To your surprise, the command produces the following error:
System has not been booted with systemd as init system (PID 1). Can't operate.
Reason: your Linux system is not using systemd
The reason is that you are trying to use the systemd command to manage services on Linux, but your system is not using systemd and (most likely) is using the classic SysV init system (sysvinit).
But how is this possible? You are using Ubuntu and the guide is also for the same Ubuntu version. Why doesn’t it work for you?
If you are running Ubuntu inside Windows using WSL, you will have SysV instead of systemd and your system will complain when you run the systemctl command (designed for Linux systems with systemd init).
How do you know which init system you are using? You can use this command to find out the name of the process associated with PID 1 (the first process running on your system):
ps -p 1 -o comm=
It should display systemd or sysv (or something like that) in the output.
How do I fix the “System has not been booted with systemd” error?
The simple answer is not to use the systemctl command. Use the equivalent sysvinit command instead.
It’s not overly complicated and both commands have somewhat similar syntax.
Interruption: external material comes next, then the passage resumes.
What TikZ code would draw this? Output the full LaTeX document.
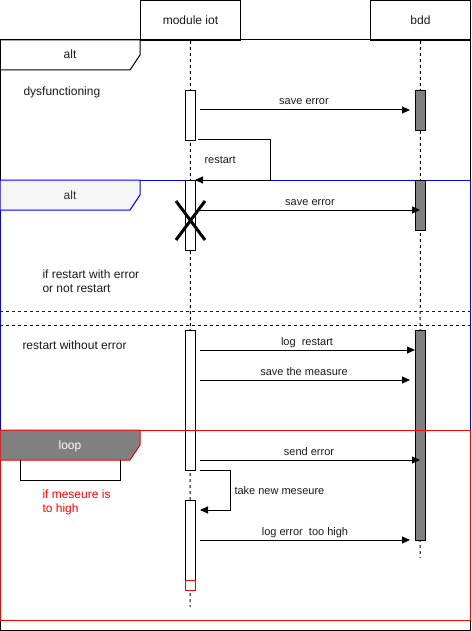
\documentclass[tikz,border=0pt]{standalone}
\usepackage{fontspec}
\setmainfont{Liberation Sans}
\usetikzlibrary{arrows.meta}
\definecolor{actgray}{HTML}{808080}
\definecolor{tabfill}{HTML}{F5F5F5}
\definecolor{bluef}{HTML}{0000FF}
\definecolor{redf}{HTML}{FF0000}
\definecolor{txtgray}{HTML}{333333}
\definecolor{txtdark}{HTML}{1A1A1A}
\begin{document}
\begin{tikzpicture}[x=1pt,y=-1pt,line width=1pt,
  head/.style={draw,minimum width=100pt,minimum height=40pt,inner sep=0pt,anchor=north west,font=\fontsize{12}{14}\selectfont,text=txtdark},
  actbox/.style={draw,fill=white,minimum width=10pt,inner sep=0pt,anchor=north west},
  dbact/.style={actbox,fill=actgray},
  msg/.style={-{Triangle[length=8pt,width=7pt]}},
  lbl/.style={font=\fontsize{11}{13}\selectfont,inner sep=0pt,anchor=base,text=txtdark},
  txt/.style={font=\fontsize{12}{14}\selectfont,inner sep=0pt,anchor=base west,text=txtdark},
  lifeline/.style={dash pattern=on 3pt off 3pt},
  divider/.style={dash pattern=on 3pt off 3pt}]
\useasboundingbox (0,0) rectangle (471,631);
% headers
\node[head] (iot) at (140,0) {module iot};
\node[head] (bdd) at (370,0) {bdd};
% lifelines
\coordinate (iotend) at (190,607);
\coordinate (bddend) at (420,558);
\draw[lifeline] (iot.south) -- (iotend);
\draw[lifeline] (bdd.south) -- (bddend);
% outer alt frame
\draw (0,40) rectangle (470,630);
\draw (0,40) -- (140,40) -- (140,55) -- (130,70) -- (0,70);
\node[txt,anchor=base] (alt1) at (70,59) {alt};
\node[txt] (dys) at (23,96) {dysfunctioning};
\draw[divider] (0,325) -- (470,325);
% blue alt frame
\draw[bluef] (0,180) rectangle (470,430);
\draw[bluef,fill=tabfill] (0,180) -- (140,180) -- (140,195) -- (130,210) -- (0,210) -- cycle;
\node[txt,anchor=base,text=txtgray] (alt2) at (70,199) {alt};
\draw[bluef,divider] (0,311) -- (470,311);
\node[txt,align=left,anchor=base west] (c1) at (42,278) {if restart with error};
\node[txt] (c1b) at (42,292) {or not restart};
\node[txt] (c2) at (22,349) {restart without error};
% activations
\node[actbox,minimum height=50pt] (a1) at (185,90) {};
\node[dbact,minimum height=40pt] (b1) at (415,90) {};
\node[actbox,minimum height=70pt] (a2) at (185,180) {};
\node[dbact,minimum height=50pt] (b2) at (415,180) {};
\node[actbox,minimum height=140pt] (a3) at (185,330) {};
\node[dbact,minimum height=210pt] (b3) at (415,330) {};
\node[actbox,minimum height=80pt] (a4) at (185,500) {};
\node[actbox,draw=redf,minimum height=10pt] (a5) at (185,580) {};
% red loop frame
\draw[redf] (0,430) rectangle (470,620);
\draw[redf,fill=actgray] (0,430) -- (140,430) -- (140,445) -- (130,460) -- (0,460) -- cycle;
\node[txt,anchor=base,text=white] (loop) at (70,449) {loop};
\draw (20,460) -- (20,480) -- (120,480) -- (120,460);
\node[txt,text=redf] (c3) at (42,498) {if meseure is};
\node[txt,text=redf] (c3b) at (42,512) {to high};
% messages
\coordinate (m1s) at (200,110); \coordinate (m1e) at (410,110);
\draw[msg] (m1s) -- (m1e);
\node[lbl] (l1) at (304,105) {save error};
\coordinate (r1s) at (198,140); \coordinate (r1a) at (270,140);
\coordinate (r1b) at (270,180); \coordinate (r1e) at (195,180);
\draw[msg] (r1s) -- (r1a) -- (r1b) -- (r1e);
\node[txt,font=\fontsize{11}{13}\selectfont] (l2) at (204,164) {restart};
\coordinate (m2s) at (195,210); \coordinate (m2e) at (420,210);
\draw[msg] (m2s) -- (m2e);
\node[lbl] (l3) at (310,205) {save error};
% X
\coordinate (x1) at (176,201); \coordinate (x2) at (205,240);
\coordinate (x3) at (176,240); \coordinate (x4) at (205,201);
\draw[line width=3pt] (x1) -- (x2) (x3) -- (x4);
\coordinate (m3s) at (200,350); \coordinate (m3e) at (415,350);
\draw[msg] (m3s) -- (m3e);
\node[lbl] (l4) at (307,345) {log\ \ restart};
\coordinate (m4s) at (200,380); \coordinate (m4e) at (410,380);
\draw[msg] (m4s) -- (m4e);
\node[lbl] (l5) at (304,375) {save the measure};
\coordinate (m5s) at (200,460); \coordinate (m5e) at (420,460);
\draw[msg] (m5s) -- (m5e);
\node[lbl] (l6) at (309,455) {send error};
\coordinate (r2s) at (200,470); \coordinate (r2a) at (230,470);
\coordinate (r2b) at (230,510); \coordinate (r2e) at (200,510);
\draw[msg] (r2s) -- (r2a) -- (r2b) -- (r2e);
\node[txt,font=\fontsize{11}{13}\selectfont] (l7) at (234,494) {take new meseure};
\coordinate (m6s) at (200,540); \coordinate (m6e) at (410,540);
\draw[msg] (m6s) -- (m6e);
\node[lbl] (l8) at (305,535) {log error\ \ too high};
\end{tikzpicture}
\end{document}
This table should help you.
|systemctl start service_name||service service_name start|
|systemctl stop service_name||service service_name stop|
|systemctl restart service_name||service service_name restart|
|systemctl status service_name||service service_name status|
|systemctl enable service_name||chkconfig service_name on|
|systemctl disable service_name||chkconfig service_name off|
Whichever article you use, try using equivalent commands and you will no longer see the error “System has not been booted with systemd as init system (PID 1). Can’t operate “.